If we are going to possess and maintain a very much bigger air force than we have now, we shall want every recruit we can get in Canada, Australia, New Zealand and the Home Country as well. You cannot give us too many young men suitable for this work. I hope in the course of time the factory here will be able to make machines of the latest types. We want you to understand that we are placing more and more reliance every day on aviation as a means of winning this War, and I believe that if we can once rule the air along the whole line of our front, everything else we desire will follow. If you can get us armies that can see while the German armies are blind, you can drive him out of the air while you maintain yourself in it. If you know where he is moving troops and he does not know where you are moving troops, I think the victory will be in the air, and we shall be able to drive back and disintegrate the German forces against us. I want to warn you that this is going to be a long and bitter struggle. Don't count on early victory. We must set our teeth and work on and realize that the enemy has still masses of men, great intelligence and energy, and that he is building aircraft for all he is worth, and training pilots as fast as he can.
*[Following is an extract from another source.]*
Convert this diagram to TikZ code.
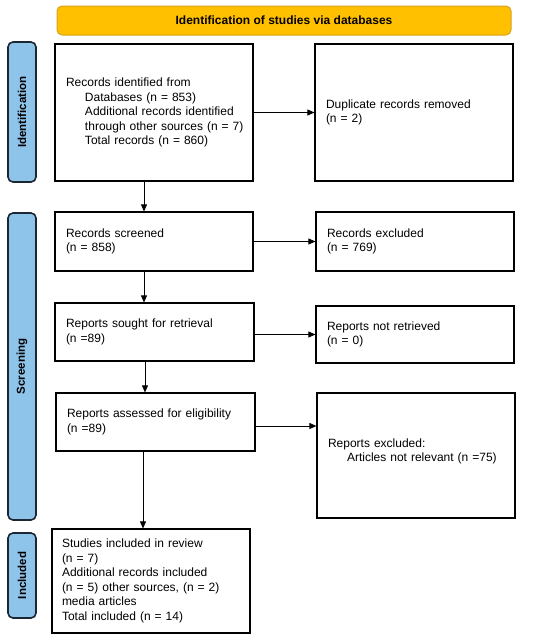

We must not in any way relax our efforts to win, but I believe if the Empire joins together, all the various members joining with the Mother Country, that by our united forces, backed by the will-to-victory we shall eventually overcome all difficulties; and I am sure that Canada, and Toronto especially, will help in this great work, and that we may rely upon you to give us the best men and the best machines you can. In that way you will be making the best contribution you can towards winning this long and bitter struggle.